The town of Asbestos, Quebec, stopped mining the deadly mineral it’s named after several years ago. Now it’s preparing to shed the name itself.
At a meeting Monday evening, the town’s council presented residents with four choices ahead of a vote next month. The options, narrowed down from 1,000 suggestions, range from the last name of the mine’s first operator, Jeffrey, to a turtle species, Apalone. They also include Phénix, a reference to the mythical bird, and Trois-Lacs, a neighborhood of Asbestos.
The shift to a new identity, announced in November and delayed by the pandemic, is designed to help the town move away from a moniker that’s associated with cancer in English. (In French, the mineral is called amiante.)
Several investors over the years have balked at committing money to Asbestos because of its name, Mayor Hugues Grimard said in a phone interview last year.

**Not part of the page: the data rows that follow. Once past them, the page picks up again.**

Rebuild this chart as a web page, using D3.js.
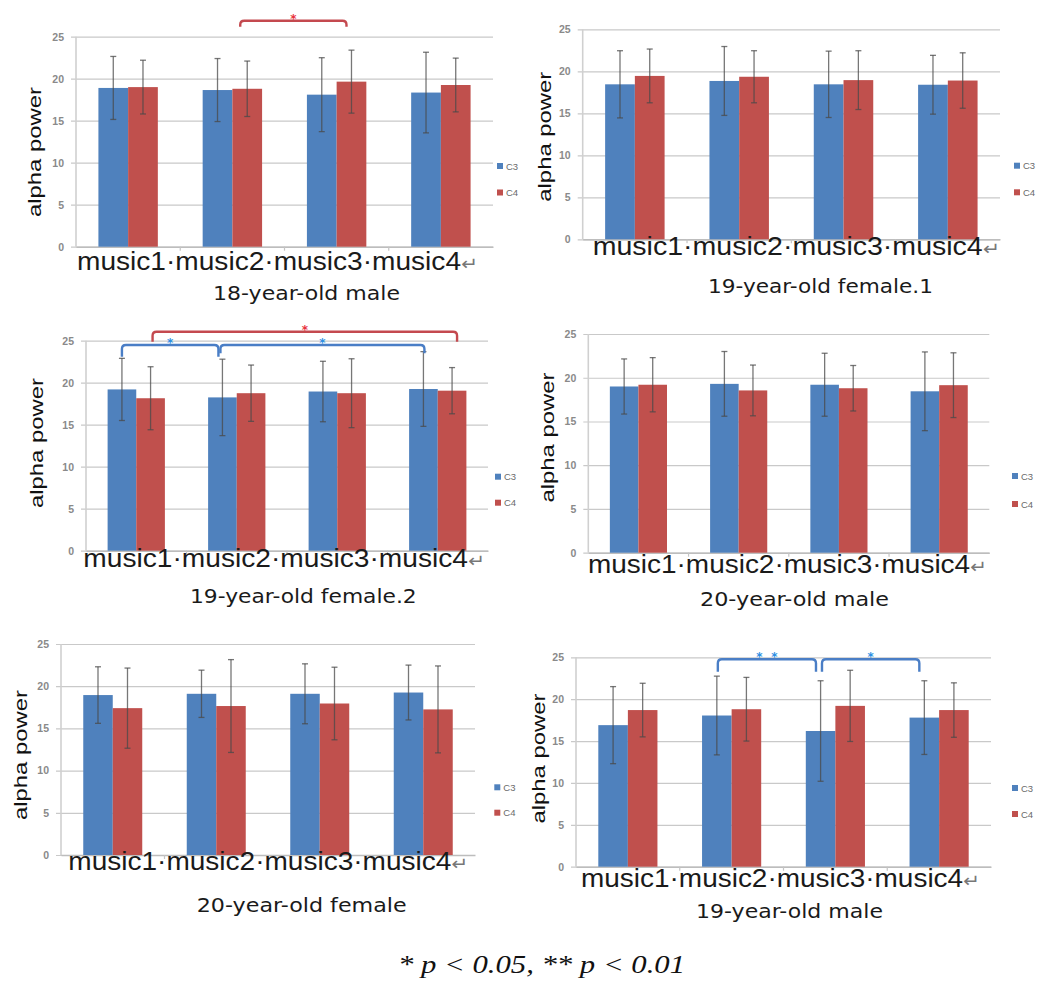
<!DOCTYPE html>
<html>
<head>
<meta charset="utf-8">
<script src="https://cdn.jsdelivr.net/npm/d3@7"></script>
<style>
  html, body { margin: 0; padding: 0; background: #fff; }
  svg { display: block; }
</style>
</head>
<body>
<svg id="chart" width="1043" height="983"></svg>
<script>
// ---------------- DATA ----------------
const categories = ["music1", "music2", "music3", "music4"];
const seriesNames = ["C3", "C4"];
const yTicks = [0, 5, 10, 15, 20, 25];
const panelTitles = [
  "18-year-old male",
  "19-year-old female.1",
  "19-year-old female.2",
  "20-year-old male",
  "20-year-old female",
  "19-year-old male"
];
const xAxisText = "music1\u00B7music2\u00B7music3\u00B7music4";
const yAxisText = "alpha power";
const footnote = "* p < 0.05, ** p < 0.01";

// mean values per panel (C3 / C4)
const c3Mean = [
  [18.9, 18.65, 18.1, 18.35],
  [18.45, 18.85, 18.45, 18.4],
  [19.2, 18.25, 18.95, 19.25],
  [19.0, 19.3, 19.2, 18.45],
  [18.95, 19.1, 19.1, 19.25],
  [16.9, 18.05, 16.2, 17.8]
];
const c4Mean = [
  [19.0, 18.8, 19.65, 19.25],
  [19.45, 19.35, 18.95, 18.9],
  [18.15, 18.75, 18.75, 19.05],
  [19.2, 18.55, 18.8, 19.15],
  [17.4, 17.65, 17.95, 17.25],
  [18.7, 18.8, 19.2, 18.7]
];
// standard deviation (error bar half-length)
const c3Err = [
  [3.75, 3.75, 4.4, 4.8],
  [4.0, 4.1, 3.95, 3.5],
  [3.7, 4.55, 3.6, 4.45],
  [3.15, 3.7, 3.6, 4.5],
  [3.35, 2.8, 3.55, 3.25],
  [4.6, 4.7, 6.0, 4.4]
];
const c4Err = [
  [3.2, 3.3, 3.75, 3.2],
  [3.2, 3.1, 3.5, 3.3],
  [3.75, 3.35, 4.1, 2.75],
  [3.1, 2.9, 2.6, 3.7],
  [4.75, 5.5, 4.3, 5.15],
  [3.2, 3.8, 4.25, 3.25]
];
// significant comparisons
const comparisons = [
  { panel: 0, series: "C4", from: "music2", to: "music3", label: "*" },
  { panel: 2, series: "C4", from: "music1", to: "music4", label: "*" },
  { panel: 2, series: "C3", from: "music1", to: "music2", label: "*" },
  { panel: 2, series: "C3", from: "music2", to: "music4", label: "*" },
  { panel: 5, series: "C3", from: "music2", to: "music3", label: "**" },
  { panel: 5, series: "C3", from: "music3", to: "music4", label: "*" }
];

// ---------------- LAYOUT / STYLE ----------------
const colors = { C3: "#4f81bd", C4: "#c0504d" };
const bracketColors = { C3: "#4a7ec6", C4: "#c4494f" };
const starColors = { C3: "#2d8fe3", C4: "#e8323c" };

const layout = [
  { l: 76,  r: 493,  top: 36.7,  bot: 246.7, ylx: 41,  yly: 152,   xl: [77, 478, 270],    st: [213, 400, 300],   lg: [497, 166, 192.5] },
  { l: 582.7, r: 1000, top: 29.3, bot: 239.3, ylx: 551, yly: 136.7, xl: [592.7, 1000, 255], st: [708, 933, 292.7], lg: [1014, 165.7, 192.3] },
  { l: 86,  r: 488,  top: 340.7, bot: 550.7, ylx: 43,  yly: 443,   xl: [83.3, 485, 566.7], st: [190, 416.7, 603.3], lg: [495, 476.7, 502.7] },
  { l: 588.3, r: 989.3, top: 334, bot: 552.7, ylx: 554, yly: 437.5, xl: [588, 987, 573],   st: [700, 889, 605.7], lg: [1012, 476, 504] },
  { l: 61,  r: 475,  top: 644,   bot: 855,   ylx: 27,  yly: 755,   xl: [68.3, 468.3, 870], st: [196.7, 406.7, 911.7], lg: [494.3, 787.3, 812.7] },
  { l: 576, r: 991,  top: 657.3, bot: 866.7, ylx: 545, yly: 758.5, xl: [581, 980, 886.7],  st: [696, 883, 918],   lg: [1012, 788, 814] }
];
// bracket placement, aligned with comparisons
const bracketLayout = [
  { dy: -16, drop: 6,    dx1: -7,  dx2: -5 },
  { dy: -9,  drop: 10,   dx1: 2,   dx2: 5 },
  { dy: 4.3, drop: 11.7, dx1: 0,   dx2: -4 },
  { dy: 4.3, drop: 8.3,  dx1: -2,  dx2: 1 },
  { dy: 2,   drop: 12.4, dx1: 1,   dx2: -4.6 },
  { dy: 2,   drop: 12.4, dx1: 1.4, dx2: -5 }
];

const svg = d3.select("#chart");

const scales = layout.map((L, p) => {
  const x = d3.scaleBand().domain(categories).range([L.l, L.r]).paddingInner(0.43).paddingOuter(0.215);
  const xs = d3.scaleBand().domain(seriesNames).range([0, x.bandwidth()]);
  const y = d3.scaleLinear().domain([0, 25]).range([L.bot, L.top]);
  return { x, xs, y };
});

layout.forEach((L, p) => {
  const { x, xs, y } = scales[p];
  const g = svg.append("g");

  // gridlines + y axis
  const yAxis = d3.axisLeft(y).tickValues(yTicks).tickSize(-(L.r - L.l)).tickPadding(7).tickSizeOuter(0);
  const ga = g.append("g").attr("transform", `translate(${L.l},0)`).call(yAxis);
  ga.select(".domain").remove();
  ga.selectAll(".tick line").attr("stroke", "#c9c9c9").attr("stroke-width", 1.2).attr("x1", -5);
  ga.selectAll(".tick text").attr("fill", "#8a8a8a").attr("font-size", 10.5).attr("font-weight", "bold")
    .attr("font-family", "Liberation Sans, Arial, sans-serif").attr("dx", -5);

  // left axis line
  g.append("line").attr("x1", L.l).attr("x2", L.l).attr("y1", L.top).attr("y2", L.bot)
    .attr("stroke", "#d0d0d0").attr("stroke-width", 1.6);

  // bottom axis with category ticks
  const xAxis = d3.axisBottom(x).tickValues([]).tickSizeOuter(0);
  const gx = g.append("g").attr("transform", `translate(0,${L.bot})`).call(xAxis);
  gx.select(".domain").attr("stroke", "#bdbdbd").attr("stroke-width", 1.4);
  const bounds = categories.slice(1).map(c => x(c) - x.step() * x.paddingInner() / 2);
  g.selectAll(".ctick").data(bounds).join("line")
    .attr("x1", d => d).attr("x2", d => d).attr("y1", L.bot).attr("y2", L.bot + 4)
    .attr("stroke", "#c4c4c4").attr("stroke-width", 1.2);

  // bars
  const rows = categories.map((c, i) => ({
    cat: c,
    vals: [
      { s: "C3", v: c3Mean[p][i], e: c3Err[p][i] },
      { s: "C4", v: c4Mean[p][i], e: c4Err[p][i] }
    ]
  }));
  const cg = g.selectAll(".cat").data(rows).join("g").attr("transform", d => `translate(${x(d.cat)},0)`);
  cg.selectAll("rect").data(d => d.vals).join("rect")
    .attr("x", d => xs(d.s)).attr("width", xs.bandwidth())
    .attr("y", d => y(d.v)).attr("height", d => y(0) - y(d.v))
    .attr("fill", d => colors[d.s]);

  // error bars
  const eg = cg.selectAll(".err").data(d => d.vals).join("g")
    .attr("transform", d => `translate(${xs(d.s) + xs.bandwidth() / 2},0)`);
  eg.append("line").attr("y1", d => y(d.v + d.e)).attr("y2", d => y(d.v - d.e))
    .attr("stroke", "#4a4a4a").attr("stroke-opacity", 0.75).attr("stroke-width", 1.3);
  eg.append("line").attr("x1", -3).attr("x2", 3).attr("y1", d => y(d.v + d.e)).attr("y2", d => y(d.v + d.e))
    .attr("stroke", "#4a4a4a").attr("stroke-opacity", 0.75).attr("stroke-width", 1.3);
  eg.append("line").attr("x1", -3).attr("x2", 3).attr("y1", d => y(d.v - d.e)).attr("y2", d => y(d.v - d.e))
    .attr("stroke", "#4a4a4a").attr("stroke-opacity", 0.75).attr("stroke-width", 1.3);

  // legend
  seriesNames.forEach((s, k) => {
    const ly = k === 0 ? L.lg[1] : L.lg[2];
    g.append("rect").attr("x", L.lg[0]).attr("y", ly - 3).attr("width", 6).attr("height", 6).attr("fill", colors[s]);
    g.append("text").attr("x", L.lg[0] + 9).attr("y", ly + 3.5).text(s)
      .attr("font-family", "Liberation Sans, Arial, sans-serif").attr("font-size", 9.5).attr("fill", "#6a6a6a");
  });

  // y axis title
  g.append("text")
    .attr("transform", `translate(${L.ylx},${L.yly}) rotate(-90)`)
    .attr("text-anchor", "middle")
    .attr("font-family", "Liberation Sans, Arial, sans-serif")
    .attr("font-size", 19).attr("fill", "#111")
    .attr("textLength", 130).attr("lengthAdjust", "spacingAndGlyphs")
    .text(yAxisText);

  // x axis text
  const xt = g.append("text")
    .attr("x", L.xl[0]).attr("y", L.xl[2])
    .attr("font-family", "Liberation Sans, Arial, sans-serif")
    .attr("font-size", 25).attr("fill", "#1a1a1a")
    .attr("textLength", L.xl[1] - L.xl[0]).attr("lengthAdjust", "spacingAndGlyphs");
  xt.append("tspan").text(xAxisText);
  xt.append("tspan").text("\u21B5").attr("font-family", "DejaVu Sans, sans-serif").attr("font-size", 18).attr("fill", "#777");

  // subtitle
  g.append("text")
    .attr("x", L.st[0]).attr("y", L.st[2])
    .attr("font-family", "DejaVu Sans, sans-serif")
    .attr("font-size", 20).attr("fill", "#1a1a1a")
    .attr("textLength", L.st[1] - L.st[0]).attr("lengthAdjust", "spacingAndGlyphs")
    .text(panelTitles[p]);
});

// significance brackets
comparisons.forEach((c, i) => {
  const B = bracketLayout[i];
  const L = layout[c.panel];
  const { x, xs } = scales[c.panel];
  const cx = cat => x(cat) + xs(c.series) + xs.bandwidth() / 2;
  const x1 = cx(c.from) + B.dx1, x2 = cx(c.to) + B.dx2;
  const yy = L.top + B.dy, r = 4;
  const path = d3.path();
  path.moveTo(x1, yy + B.drop);
  path.lineTo(x1, yy + r);
  path.quadraticCurveTo(x1, yy, x1 + r, yy);
  path.lineTo(x2 - r, yy);
  path.quadraticCurveTo(x2, yy, x2, yy + r);
  path.lineTo(x2, yy + B.drop);
  svg.append("path").attr("d", path.toString()).attr("fill", "none")
    .attr("stroke", bracketColors[c.series]).attr("stroke-width", 2.4);
  const n = c.label.length, mid = (x1 + x2) / 2, gap = 15;
  d3.range(n).forEach(k => {
    svg.append("text").attr("x", mid + (k - (n - 1) / 2) * gap).attr("y", yy + 2)
      .attr("text-anchor", "middle").attr("font-family", "DejaVu Sans, sans-serif")
      .attr("font-size", 12).attr("font-weight", "bold").attr("fill", starColors[c.series]).text("*");
  });
});

// footnote
svg.append("text").attr("x", 398).attr("y", 973)
  .attr("font-family", "Liberation Serif, Times New Roman, serif").attr("font-style", "italic")
  .attr("font-size", 26).attr("fill", "#111")
  .attr("textLength", 287).attr("lengthAdjust", "spacingAndGlyphs")
  .text(footnote);
</script>
</body>
</html>
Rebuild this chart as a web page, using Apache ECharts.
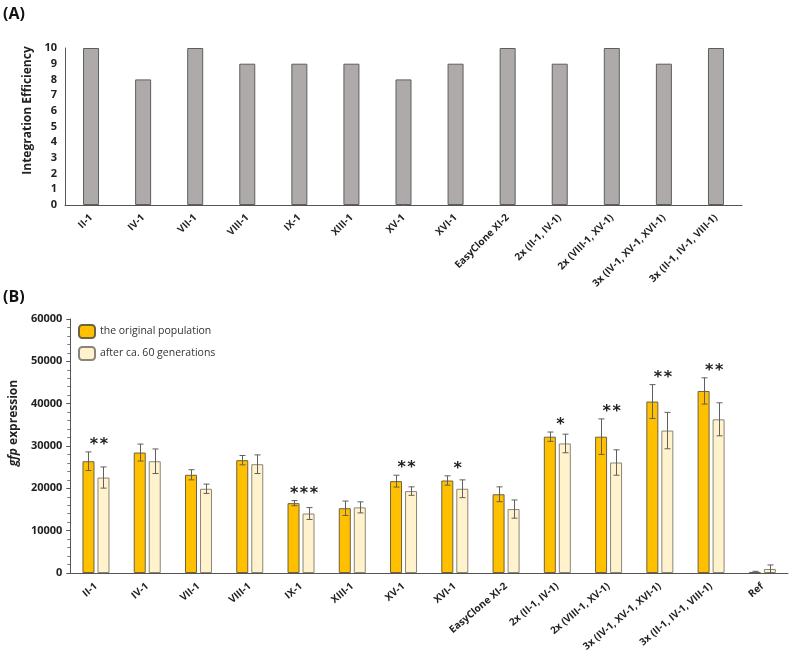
<!DOCTYPE html>
<html><head><meta charset="utf-8">
<script src="https://cdn.jsdelivr.net/npm/echarts@6/dist/echarts.min.js"></script>
<style>html,body{margin:0;padding:0;background:#fff}#c{width:792px;height:658px}</style>
</head><body><div id="c"></div>
<script>
const catsA = ['II-1','IV-1','VII-1','VIII-1','IX-1','XIII-1','XV-1','XVI-1','EasyClone XI-2','2x (II-1, IV-1)','2x (VIII-1, XV-1)','3x (IV-1, XV-1, XVI-1)','3x (II-1, IV-1, VIII-1)'];
const effA = [10,8,10,9,9,9,8,9,10,9,10,9,10];
const catsB = ['II-1','IV-1','VII-1','VIII-1','IX-1','XIII-1','XV-1','XVI-1','EasyClone XI-2','2x (II-1, IV-1)','2x (VIII-1, XV-1)','3x (IV-1, XV-1, XVI-1)','3x (II-1, IV-1, VIII-1)','Ref'];
const origB = [26400,28450,23200,26650,16500,15300,21700,21850,18600,32200,32200,40500,43000,250];
const origErr = [2200,2000,1200,1100,600,1700,1400,1100,1750,1100,4200,4000,3100,150];
const afterB = [22550,26400,19900,25700,14050,15500,19350,19900,15100,30600,26100,33650,36300,950];
const afterErr = [2500,2900,1100,2200,1400,1300,1000,2100,2150,2200,3000,4300,3900,950];
const stars = ['**','','','','***','','**','*','','*','**','**','**',''];
const yTicksB = [0,10000,20000,30000,40000,50000,60000];

const FONT = 'Open Sans';
const BW = 12, GAP = 3;
function errSeries(vals, errs, side) {
  return {
    type: 'custom', xAxisIndex: 1, yAxisIndex: 1, z: 5,
    data: vals.map((v, i) => [i, v - errs[i], v + errs[i]]),
    renderItem: function (params, api) {
      const i = api.value(0);
      const cx = Math.round(api.coord([i, 0])[0] + side * (BW + GAP) / 2) + 0.5;
      const lo = api.coord([i, api.value(1)])[1];
      const hi = api.coord([i, api.value(2)])[1];
      const st = { stroke: '#5f5f5f', lineWidth: 1 };
      return { type: 'group', children: [
        { type: 'line', shape: { x1: cx, y1: lo, x2: cx, y2: hi }, style: st },
        { type: 'line', shape: { x1: cx - 3, y1: lo, x2: cx + 3, y2: lo }, style: st },
        { type: 'line', shape: { x1: cx - 3, y1: hi, x2: cx + 3, y2: hi }, style: st }
      ]};
    }
  };
}
const starSeries = {
  type: 'custom', xAxisIndex: 1, yAxisIndex: 1, z: 6,
  data: catsB.map((c, i) => [i, Math.max(origB[i] + origErr[i], afterB[i] + afterErr[i])]),
  renderItem: function (params, api) {
    const i = api.value(0);
    const s = stars[i];
    if (!s) return null;
    const p = api.coord([i, api.value(1)]);
    return { type: 'text', style: { text: s.split('').join('\u200A'), x: p[0] + 3, y: p[1] + 1,
      textAlign: 'center', textVerticalAlign: 'bottom', font: 'bold 16px "DejaVu Sans"', fill: '#222' } };
  }
};

const chart = echarts.init(document.getElementById('c'));
chart.setOption({
  animation: false,
  backgroundColor: '#fff',
  textStyle: { fontFamily: FONT },
  graphic: [
    { type: 'text', left: 3, top: 6, style: { text: '(A)', font: 'bold 16px "Open Sans"', fill: '#111' } },
    { type: 'text', left: 3, top: 289, style: { text: '(B)', font: 'bold 16px "Open Sans"', fill: '#111' } }
  ],
  legend: {
    left: 73, top: 319, orient: 'vertical', itemWidth: 16, itemHeight: 13, itemGap: 7,
    data: ['the original population', 'after ca. 60 generations'],
    textStyle: { fontFamily: FONT, fontSize: 10.5, color: '#333' }
  },
  grid: [
    { left: 65, right: 50, top: 48, bottom: 453 },
    { left: 68, right: 4, top: 319, bottom: 85 }
  ],
  xAxis: [
    { type: 'category', gridIndex: 0, data: catsA,
      axisLine: { lineStyle: { color: '#555', width: 1 } }, axisTick: { show: false },
      axisLabel: { rotate: 45, interval: 0, margin: 11, fontSize: 10, fontWeight: 'bold', color: '#222', fontFamily: FONT } },
    { type: 'category', gridIndex: 1, data: catsB,
      axisLine: { lineStyle: { color: '#555', width: 1 } }, axisTick: { show: false },
      axisLabel: { rotate: 40, interval: 0, margin: 12, fontSize: 10, fontWeight: 'bold', color: '#222', fontFamily: FONT } }
  ],
  yAxis: [
    { type: 'value', gridIndex: 0, min: 0, max: 10, interval: 1,
      name: 'Integration Efficiency', nameLocation: 'middle', nameGap: 30,
      nameTextStyle: { fontSize: 12, fontWeight: 'bold', color: '#222', fontFamily: FONT, padding: [0, 0, 0, 32] },
      axisLine: { show: true, lineStyle: { color: '#555' } }, axisTick: { show: false }, splitLine: { show: false },
      axisLabel: { fontSize: 11, fontWeight: 'bold', color: '#222', margin: 8 } },
    { type: 'value', gridIndex: 1, min: 0, max: 60000, interval: 10000,
      name: '{i|gfp} expression', nameLocation: 'middle', nameGap: 47,
      nameTextStyle: { fontSize: 12, fontWeight: 'bold', color: '#222', fontFamily: FONT, padding: [0, 0, 0, 46],
        rich: { i: { fontStyle: 'italic', fontWeight: 'bold', fontSize: 12, color: '#222', fontFamily: FONT } } },
      axisLine: { show: true, lineStyle: { color: '#555' } },
      axisTick: { show: true, length: 4, lineStyle: { color: '#555' } },
      minorTick: { show: true, splitNumber: 5, length: 3, lineStyle: { color: '#777' } },
      splitLine: { show: false },
      axisLabel: { fontSize: 11, fontWeight: 'bold', color: '#222', margin: 8,
        formatter: v => yTicksB.includes(v) ? String(v) : '' } }
  ],
  series: [
    { type: 'bar', xAxisIndex: 0, yAxisIndex: 0, data: effA, barWidth: 16,
      itemStyle: { color: '#aeaaaa', borderColor: '#5e5e5e', borderWidth: 1 } },
    { name: 'the original population', type: 'bar', xAxisIndex: 1, yAxisIndex: 1, data: origB,
      barWidth: BW, barGap: (GAP / BW * 100) + '%',
      itemStyle: { color: '#ffc000', borderColor: '#6f6240', borderWidth: 1 } },
    { name: 'after ca. 60 generations', type: 'bar', xAxisIndex: 1, yAxisIndex: 1, data: afterB,
      barWidth: BW,
      itemStyle: { color: '#fff2cc', borderColor: '#8a8577', borderWidth: 1 } },
    errSeries(origB, origErr, -1),
    errSeries(afterB, afterErr, 1),
    starSeries
  ]
});
</script></body></html>
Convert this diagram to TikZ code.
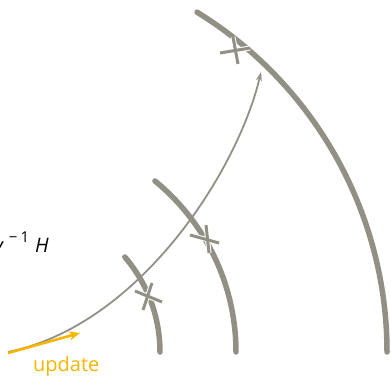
\documentclass[tikz,border=0pt]{standalone}
\usepackage{fontspec}
\setmainfont{Open Sans}
\usetikzlibrary{arrows.meta}
\definecolor{arcgray}{HTML}{929084}
\definecolor{upyellow}{HTML}{F7B500}
\tikzset{
  thickarc/.style={draw=arcgray, line width=5.5pt, line cap=round},
  thinarc/.style={draw=arcgray, line width=1.8pt, -{Stealth[length=9pt,width=6pt]}},
  crosshalo/.style={draw=white, line width=5pt},
  crossmark/.style={draw=arcgray, line width=3pt},
  updarrow/.style={draw=upyellow, line width=2.6pt, -{Stealth[length=11pt,width=9pt]}},
  lbl/.style={inner sep=0pt, font=\fontsize{20}{20}\selectfont}
}
\begin{document}
\begin{tikzpicture}[x=1pt,y=-1pt]
\useasboundingbox (0,0) rectangle (391,377);
% thick arcs (centres left of picture)
\draw[thickarc] (160,352) arc[start angle=0, end angle=-40.6, radius=146];
\draw[thickarc] (236,352) arc[start angle=0, end angle=-50.7, radius=221];
\draw[thickarc] (387,352) arc[start angle=0, end angle=-58.4, radius=399];
% thin curve with arrow
\coordinate (s) at (8,352);
\coordinate (t) at (261,72);
\draw[thinarc] (s) .. controls (140,325) and (238,170) .. (t);
% crosses
\foreach \a/\b/\c/\d in {220/53/250/48, 233/37/238/64, 190/235/219/243, 206/225/209/253, 135/291/162/302, 152/283/143/310}{
  \draw[crosshalo] (\a,\b) -- (\c,\d);
}
\foreach \a/\b/\c/\d in {220/53/250/48, 233/37/238/64, 190/235/219/243, 206/225/209/253, 135/291/162/302, 152/283/143/310}{
  \draw[crossmark] (\a,\b) -- (\c,\d);
}
% update arrow
\coordinate (ua) at (8,353);
\coordinate (ub) at (80,333);
\draw[updarrow] (ua) -- (ub);
\node[lbl, text=upyellow, anchor=base west] (upd) at (33,371) {update};
\node[lbl, anchor=base east] (gam) at (49,252) {\textit{γ}\hspace{5pt}\raisebox{0.5em}{\fontsize{15}{15}\selectfont −\hspace{3pt}1}\hspace{6pt}\textit{H}};
\end{tikzpicture}
\end{document}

“It’s an important decision that sparked a lot of emotion,” Grimard said Monday. “But the municipal council remains convinced it’s the best thing to do for the future of our town.”
The announcement has been dividing citizens in the town of about 7,000 people, many of whom count family members who worked in well-paid jobs at the mine and are attached to Asbestos’ history. Some have also questioned the need to drop a name that doesn’t have a meaning in French, the majority language in Quebec.
Residents aged 14 and above are asked to rank the four names in their order of preference during an Oct. 14-18 vote. Early reactions on Facebook suggested Trois-Lacs had fans, while many also criticized the short list.
“Asbestos was a good name, after all,” one quipped.